Exercise objective: Take the data below and write out exactly the lines from the one with "Output the Python" through the one with "ax = fig.add_axes([0.052, 0.072, 0.9353, 0.6738])"; omit every other line.

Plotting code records
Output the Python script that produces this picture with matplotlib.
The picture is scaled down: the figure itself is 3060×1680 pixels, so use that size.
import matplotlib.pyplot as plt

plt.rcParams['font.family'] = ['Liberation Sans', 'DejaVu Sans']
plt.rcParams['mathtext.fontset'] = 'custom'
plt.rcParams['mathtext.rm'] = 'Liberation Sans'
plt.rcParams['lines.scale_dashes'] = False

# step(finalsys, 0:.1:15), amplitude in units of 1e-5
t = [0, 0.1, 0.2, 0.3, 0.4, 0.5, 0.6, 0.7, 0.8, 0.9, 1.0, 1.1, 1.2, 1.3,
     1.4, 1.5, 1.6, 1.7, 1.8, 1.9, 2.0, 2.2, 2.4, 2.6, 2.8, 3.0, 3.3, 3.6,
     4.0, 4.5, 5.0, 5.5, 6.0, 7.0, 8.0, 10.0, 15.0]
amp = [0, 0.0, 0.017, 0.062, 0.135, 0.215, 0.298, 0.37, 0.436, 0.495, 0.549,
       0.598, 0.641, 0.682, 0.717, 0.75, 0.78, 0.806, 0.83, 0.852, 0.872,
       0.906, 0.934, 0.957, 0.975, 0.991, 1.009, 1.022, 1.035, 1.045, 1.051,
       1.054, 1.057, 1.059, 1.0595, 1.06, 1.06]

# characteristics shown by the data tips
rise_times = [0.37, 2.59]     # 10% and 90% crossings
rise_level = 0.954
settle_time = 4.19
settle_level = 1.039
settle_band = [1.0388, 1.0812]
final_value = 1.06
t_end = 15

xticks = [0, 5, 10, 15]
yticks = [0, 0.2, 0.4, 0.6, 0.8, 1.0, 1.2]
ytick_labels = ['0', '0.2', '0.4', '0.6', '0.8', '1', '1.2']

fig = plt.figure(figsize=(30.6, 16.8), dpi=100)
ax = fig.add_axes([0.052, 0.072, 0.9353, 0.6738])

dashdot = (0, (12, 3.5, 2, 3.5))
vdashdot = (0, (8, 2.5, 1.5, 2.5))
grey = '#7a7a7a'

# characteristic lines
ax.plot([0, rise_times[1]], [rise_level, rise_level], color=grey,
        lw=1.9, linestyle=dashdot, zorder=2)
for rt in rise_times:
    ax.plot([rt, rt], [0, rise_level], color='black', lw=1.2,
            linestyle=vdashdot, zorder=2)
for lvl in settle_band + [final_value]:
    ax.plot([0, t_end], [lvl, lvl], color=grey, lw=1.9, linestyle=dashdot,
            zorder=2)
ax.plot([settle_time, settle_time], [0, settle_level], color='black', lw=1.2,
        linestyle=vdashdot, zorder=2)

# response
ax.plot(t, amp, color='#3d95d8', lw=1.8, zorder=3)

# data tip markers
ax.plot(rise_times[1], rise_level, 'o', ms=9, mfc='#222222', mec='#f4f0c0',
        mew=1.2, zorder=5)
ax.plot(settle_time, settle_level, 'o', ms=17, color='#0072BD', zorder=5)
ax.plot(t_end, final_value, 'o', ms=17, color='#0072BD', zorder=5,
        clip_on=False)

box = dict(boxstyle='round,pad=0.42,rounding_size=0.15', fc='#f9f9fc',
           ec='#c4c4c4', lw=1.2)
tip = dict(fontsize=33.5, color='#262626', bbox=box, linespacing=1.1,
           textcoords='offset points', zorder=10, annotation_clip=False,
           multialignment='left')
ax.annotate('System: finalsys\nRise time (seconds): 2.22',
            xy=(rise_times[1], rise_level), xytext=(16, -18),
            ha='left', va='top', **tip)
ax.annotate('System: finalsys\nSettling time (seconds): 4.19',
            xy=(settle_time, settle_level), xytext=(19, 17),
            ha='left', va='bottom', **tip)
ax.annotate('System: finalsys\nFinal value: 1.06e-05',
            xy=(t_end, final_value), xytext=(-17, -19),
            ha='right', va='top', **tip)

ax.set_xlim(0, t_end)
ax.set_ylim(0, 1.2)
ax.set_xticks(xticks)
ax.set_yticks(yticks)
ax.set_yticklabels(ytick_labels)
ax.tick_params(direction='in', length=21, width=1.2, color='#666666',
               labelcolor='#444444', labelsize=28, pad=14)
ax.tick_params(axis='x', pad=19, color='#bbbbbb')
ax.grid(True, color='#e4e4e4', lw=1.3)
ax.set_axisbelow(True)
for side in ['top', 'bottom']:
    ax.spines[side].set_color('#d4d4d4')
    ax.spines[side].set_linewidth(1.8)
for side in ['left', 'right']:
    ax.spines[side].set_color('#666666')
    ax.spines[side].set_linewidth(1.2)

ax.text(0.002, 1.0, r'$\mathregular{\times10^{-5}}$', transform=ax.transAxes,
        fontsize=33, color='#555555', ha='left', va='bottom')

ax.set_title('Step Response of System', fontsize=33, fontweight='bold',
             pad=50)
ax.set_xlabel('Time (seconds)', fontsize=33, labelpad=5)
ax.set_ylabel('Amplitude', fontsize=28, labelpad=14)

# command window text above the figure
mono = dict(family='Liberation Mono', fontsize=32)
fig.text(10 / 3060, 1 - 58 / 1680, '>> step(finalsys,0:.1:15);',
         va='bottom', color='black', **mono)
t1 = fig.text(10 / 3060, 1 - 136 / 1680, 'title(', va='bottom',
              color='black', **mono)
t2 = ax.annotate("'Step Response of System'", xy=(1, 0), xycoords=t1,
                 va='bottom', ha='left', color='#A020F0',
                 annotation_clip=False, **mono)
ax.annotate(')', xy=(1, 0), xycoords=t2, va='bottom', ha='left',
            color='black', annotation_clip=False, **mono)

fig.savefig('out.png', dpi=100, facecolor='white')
--
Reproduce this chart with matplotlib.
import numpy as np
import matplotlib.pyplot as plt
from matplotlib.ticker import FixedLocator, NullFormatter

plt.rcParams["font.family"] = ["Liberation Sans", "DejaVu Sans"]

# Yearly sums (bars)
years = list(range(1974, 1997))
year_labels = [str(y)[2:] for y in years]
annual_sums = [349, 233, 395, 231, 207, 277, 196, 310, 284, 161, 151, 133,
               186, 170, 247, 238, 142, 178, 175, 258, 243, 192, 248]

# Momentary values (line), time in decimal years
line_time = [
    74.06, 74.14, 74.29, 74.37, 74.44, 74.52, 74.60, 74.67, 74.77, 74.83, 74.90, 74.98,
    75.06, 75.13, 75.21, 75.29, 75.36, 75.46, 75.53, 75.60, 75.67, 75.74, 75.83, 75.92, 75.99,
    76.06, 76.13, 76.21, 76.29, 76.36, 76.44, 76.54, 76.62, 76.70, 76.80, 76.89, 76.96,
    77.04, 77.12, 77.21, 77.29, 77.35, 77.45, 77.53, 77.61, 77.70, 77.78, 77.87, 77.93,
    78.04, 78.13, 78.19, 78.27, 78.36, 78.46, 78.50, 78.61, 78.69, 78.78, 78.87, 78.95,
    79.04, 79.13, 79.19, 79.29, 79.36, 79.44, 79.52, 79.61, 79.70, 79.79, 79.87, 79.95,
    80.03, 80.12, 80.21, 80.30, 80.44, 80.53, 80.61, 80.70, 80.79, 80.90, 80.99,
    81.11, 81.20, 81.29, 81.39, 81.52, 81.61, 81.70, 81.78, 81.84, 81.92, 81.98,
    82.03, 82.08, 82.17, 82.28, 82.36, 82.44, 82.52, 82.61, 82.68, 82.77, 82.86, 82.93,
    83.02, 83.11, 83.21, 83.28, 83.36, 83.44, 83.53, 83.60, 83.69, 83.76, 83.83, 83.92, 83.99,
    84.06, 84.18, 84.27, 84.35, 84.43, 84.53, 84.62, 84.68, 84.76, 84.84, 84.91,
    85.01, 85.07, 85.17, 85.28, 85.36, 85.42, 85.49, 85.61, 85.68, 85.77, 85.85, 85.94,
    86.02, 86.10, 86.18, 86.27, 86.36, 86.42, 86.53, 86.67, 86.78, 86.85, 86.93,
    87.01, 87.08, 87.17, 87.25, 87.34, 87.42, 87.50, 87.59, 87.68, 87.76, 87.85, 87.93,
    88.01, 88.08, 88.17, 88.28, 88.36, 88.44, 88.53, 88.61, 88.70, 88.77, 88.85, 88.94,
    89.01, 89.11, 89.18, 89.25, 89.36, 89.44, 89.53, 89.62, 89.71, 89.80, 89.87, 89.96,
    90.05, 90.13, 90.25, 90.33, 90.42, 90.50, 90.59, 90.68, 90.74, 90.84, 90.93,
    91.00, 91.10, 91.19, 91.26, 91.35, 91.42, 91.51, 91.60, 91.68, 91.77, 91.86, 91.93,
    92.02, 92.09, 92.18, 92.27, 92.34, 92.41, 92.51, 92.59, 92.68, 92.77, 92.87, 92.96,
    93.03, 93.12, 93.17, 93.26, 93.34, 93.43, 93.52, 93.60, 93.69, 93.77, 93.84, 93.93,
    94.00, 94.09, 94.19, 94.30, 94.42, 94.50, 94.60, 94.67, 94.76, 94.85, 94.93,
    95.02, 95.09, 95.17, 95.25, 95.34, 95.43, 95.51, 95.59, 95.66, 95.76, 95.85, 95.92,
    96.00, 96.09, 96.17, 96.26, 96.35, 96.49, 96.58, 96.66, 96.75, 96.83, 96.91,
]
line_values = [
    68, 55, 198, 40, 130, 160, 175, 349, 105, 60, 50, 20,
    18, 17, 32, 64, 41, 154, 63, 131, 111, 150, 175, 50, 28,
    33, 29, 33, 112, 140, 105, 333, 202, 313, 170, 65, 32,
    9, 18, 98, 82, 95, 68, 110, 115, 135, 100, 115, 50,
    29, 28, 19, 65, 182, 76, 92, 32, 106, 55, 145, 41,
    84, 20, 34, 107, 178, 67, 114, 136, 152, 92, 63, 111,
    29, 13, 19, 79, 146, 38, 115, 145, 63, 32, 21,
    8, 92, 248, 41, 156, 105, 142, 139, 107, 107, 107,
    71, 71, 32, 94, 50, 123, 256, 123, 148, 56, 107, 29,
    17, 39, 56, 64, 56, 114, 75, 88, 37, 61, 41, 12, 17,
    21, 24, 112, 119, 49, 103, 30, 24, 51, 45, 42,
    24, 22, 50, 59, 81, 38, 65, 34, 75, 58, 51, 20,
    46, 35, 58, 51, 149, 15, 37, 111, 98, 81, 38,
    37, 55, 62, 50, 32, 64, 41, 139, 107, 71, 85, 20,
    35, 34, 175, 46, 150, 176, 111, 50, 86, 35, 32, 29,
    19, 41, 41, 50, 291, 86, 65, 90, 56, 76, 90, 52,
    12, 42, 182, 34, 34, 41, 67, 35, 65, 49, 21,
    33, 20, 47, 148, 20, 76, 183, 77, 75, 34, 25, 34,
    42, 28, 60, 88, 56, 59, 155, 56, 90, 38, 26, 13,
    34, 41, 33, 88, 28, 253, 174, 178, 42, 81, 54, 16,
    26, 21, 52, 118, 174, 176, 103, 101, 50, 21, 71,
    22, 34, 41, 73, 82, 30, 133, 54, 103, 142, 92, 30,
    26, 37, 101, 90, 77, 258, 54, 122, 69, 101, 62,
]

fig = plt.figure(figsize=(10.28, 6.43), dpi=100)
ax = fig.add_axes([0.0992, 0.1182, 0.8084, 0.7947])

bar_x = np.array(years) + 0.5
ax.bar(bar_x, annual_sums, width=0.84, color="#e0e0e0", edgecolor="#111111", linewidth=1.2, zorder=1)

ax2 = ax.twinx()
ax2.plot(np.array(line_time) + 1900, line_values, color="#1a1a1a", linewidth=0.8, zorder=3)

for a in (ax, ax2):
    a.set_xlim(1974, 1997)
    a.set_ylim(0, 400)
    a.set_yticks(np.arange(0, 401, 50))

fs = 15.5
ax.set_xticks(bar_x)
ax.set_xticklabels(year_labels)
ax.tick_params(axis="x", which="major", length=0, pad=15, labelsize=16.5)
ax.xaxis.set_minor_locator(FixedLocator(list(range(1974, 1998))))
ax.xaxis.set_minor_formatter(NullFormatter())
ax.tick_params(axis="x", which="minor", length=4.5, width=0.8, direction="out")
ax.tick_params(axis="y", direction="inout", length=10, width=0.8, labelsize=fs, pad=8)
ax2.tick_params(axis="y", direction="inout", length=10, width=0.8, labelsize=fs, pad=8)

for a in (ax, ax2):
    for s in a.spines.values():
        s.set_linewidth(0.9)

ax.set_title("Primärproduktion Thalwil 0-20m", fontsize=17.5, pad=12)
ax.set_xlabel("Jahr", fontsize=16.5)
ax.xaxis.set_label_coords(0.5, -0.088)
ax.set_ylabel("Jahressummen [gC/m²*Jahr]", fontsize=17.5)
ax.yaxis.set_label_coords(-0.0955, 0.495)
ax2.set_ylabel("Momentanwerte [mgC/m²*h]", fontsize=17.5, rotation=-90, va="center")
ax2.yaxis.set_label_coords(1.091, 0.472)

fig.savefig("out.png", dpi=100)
---
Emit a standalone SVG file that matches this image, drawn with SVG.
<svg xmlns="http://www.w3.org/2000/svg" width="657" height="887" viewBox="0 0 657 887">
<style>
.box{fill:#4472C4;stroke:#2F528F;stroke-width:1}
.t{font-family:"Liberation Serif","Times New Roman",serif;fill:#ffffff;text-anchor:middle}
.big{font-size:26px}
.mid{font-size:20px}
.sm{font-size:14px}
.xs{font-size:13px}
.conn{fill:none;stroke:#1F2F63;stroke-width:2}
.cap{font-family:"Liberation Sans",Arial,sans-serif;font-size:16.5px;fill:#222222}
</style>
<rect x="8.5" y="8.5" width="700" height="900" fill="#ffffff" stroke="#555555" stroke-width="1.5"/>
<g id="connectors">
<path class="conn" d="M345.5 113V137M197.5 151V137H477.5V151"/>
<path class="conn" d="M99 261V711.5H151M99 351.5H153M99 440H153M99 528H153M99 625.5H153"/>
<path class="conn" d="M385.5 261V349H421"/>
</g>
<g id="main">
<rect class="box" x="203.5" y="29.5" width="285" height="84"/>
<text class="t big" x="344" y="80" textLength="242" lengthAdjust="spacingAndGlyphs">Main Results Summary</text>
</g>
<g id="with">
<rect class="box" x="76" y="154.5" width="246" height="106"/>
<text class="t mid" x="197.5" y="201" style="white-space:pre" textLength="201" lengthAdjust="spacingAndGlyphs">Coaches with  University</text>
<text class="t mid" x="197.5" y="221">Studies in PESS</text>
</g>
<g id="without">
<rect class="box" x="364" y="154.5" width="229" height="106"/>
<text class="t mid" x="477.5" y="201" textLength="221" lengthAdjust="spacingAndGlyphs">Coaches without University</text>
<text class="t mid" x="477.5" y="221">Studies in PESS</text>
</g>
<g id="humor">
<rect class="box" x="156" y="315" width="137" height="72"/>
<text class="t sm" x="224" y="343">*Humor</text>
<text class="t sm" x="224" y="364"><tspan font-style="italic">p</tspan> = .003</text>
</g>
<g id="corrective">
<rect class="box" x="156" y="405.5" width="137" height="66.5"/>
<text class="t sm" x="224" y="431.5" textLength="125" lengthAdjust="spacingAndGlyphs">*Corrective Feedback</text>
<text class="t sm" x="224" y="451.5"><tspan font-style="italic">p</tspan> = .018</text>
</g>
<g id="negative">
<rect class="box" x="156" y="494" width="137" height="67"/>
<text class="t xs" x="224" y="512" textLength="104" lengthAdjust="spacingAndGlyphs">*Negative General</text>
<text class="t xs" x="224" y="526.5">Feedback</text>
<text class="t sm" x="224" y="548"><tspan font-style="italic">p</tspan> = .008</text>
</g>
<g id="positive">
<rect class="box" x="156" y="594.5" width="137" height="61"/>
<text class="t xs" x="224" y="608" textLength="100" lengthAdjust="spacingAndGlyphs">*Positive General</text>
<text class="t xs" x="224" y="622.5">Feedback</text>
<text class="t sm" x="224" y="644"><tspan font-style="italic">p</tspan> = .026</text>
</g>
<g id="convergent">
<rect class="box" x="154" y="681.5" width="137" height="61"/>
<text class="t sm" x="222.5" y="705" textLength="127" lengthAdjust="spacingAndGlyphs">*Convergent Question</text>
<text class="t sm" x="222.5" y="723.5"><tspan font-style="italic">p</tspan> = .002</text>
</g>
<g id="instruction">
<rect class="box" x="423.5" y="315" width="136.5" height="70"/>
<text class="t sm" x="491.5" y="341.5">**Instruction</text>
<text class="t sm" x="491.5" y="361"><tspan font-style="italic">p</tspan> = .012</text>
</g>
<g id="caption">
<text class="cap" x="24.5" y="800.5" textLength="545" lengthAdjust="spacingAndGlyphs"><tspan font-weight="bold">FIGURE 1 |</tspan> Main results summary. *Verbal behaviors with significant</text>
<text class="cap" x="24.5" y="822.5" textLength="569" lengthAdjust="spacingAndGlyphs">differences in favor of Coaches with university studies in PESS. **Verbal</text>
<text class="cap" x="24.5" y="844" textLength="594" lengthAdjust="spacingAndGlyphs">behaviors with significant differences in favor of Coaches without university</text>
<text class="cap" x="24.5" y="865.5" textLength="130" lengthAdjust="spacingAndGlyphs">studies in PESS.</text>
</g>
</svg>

Solution to this exercise:
Output the Python script that produces this picture with matplotlib.
The picture is scaled down: the figure itself is 3060×1680 pixels, so use that size.
import matplotlib.pyplot as plt

plt.rcParams['font.family'] = ['Liberation Sans', 'DejaVu Sans']
plt.rcParams['mathtext.fontset'] = 'custom'
plt.rcParams['mathtext.rm'] = 'Liberation Sans'
plt.rcParams['lines.scale_dashes'] = False

# step(finalsys, 0:.1:15), amplitude in units of 1e-5
t = [0, 0.1, 0.2, 0.3, 0.4, 0.5, 0.6, 0.7, 0.8, 0.9, 1.0, 1.1, 1.2, 1.3,
     1.4, 1.5, 1.6, 1.7, 1.8, 1.9, 2.0, 2.2, 2.4, 2.6, 2.8, 3.0, 3.3, 3.6,
     4.0, 4.5, 5.0, 5.5, 6.0, 7.0, 8.0, 10.0, 15.0]
amp = [0, 0.0, 0.017, 0.062, 0.135, 0.215, 0.298, 0.37, 0.436, 0.495, 0.549,
       0.598, 0.641, 0.682, 0.717, 0.75, 0.78, 0.806, 0.83, 0.852, 0.872,
       0.906, 0.934, 0.957, 0.975, 0.991, 1.009, 1.022, 1.035, 1.045, 1.051,
       1.054, 1.057, 1.059, 1.0595, 1.06, 1.06]

# characteristics shown by the data tips
rise_times = [0.37, 2.59]     # 10% and 90% crossings
rise_level = 0.954
settle_time = 4.19
settle_level = 1.039
settle_band = [1.0388, 1.0812]
final_value = 1.06
t_end = 15

xticks = [0, 5, 10, 15]
yticks = [0, 0.2, 0.4, 0.6, 0.8, 1.0, 1.2]
ytick_labels = ['0', '0.2', '0.4', '0.6', '0.8', '1', '1.2']

fig = plt.figure(figsize=(30.6, 16.8), dpi=100)
ax = fig.add_axes([0.052, 0.072, 0.9353, 0.6738])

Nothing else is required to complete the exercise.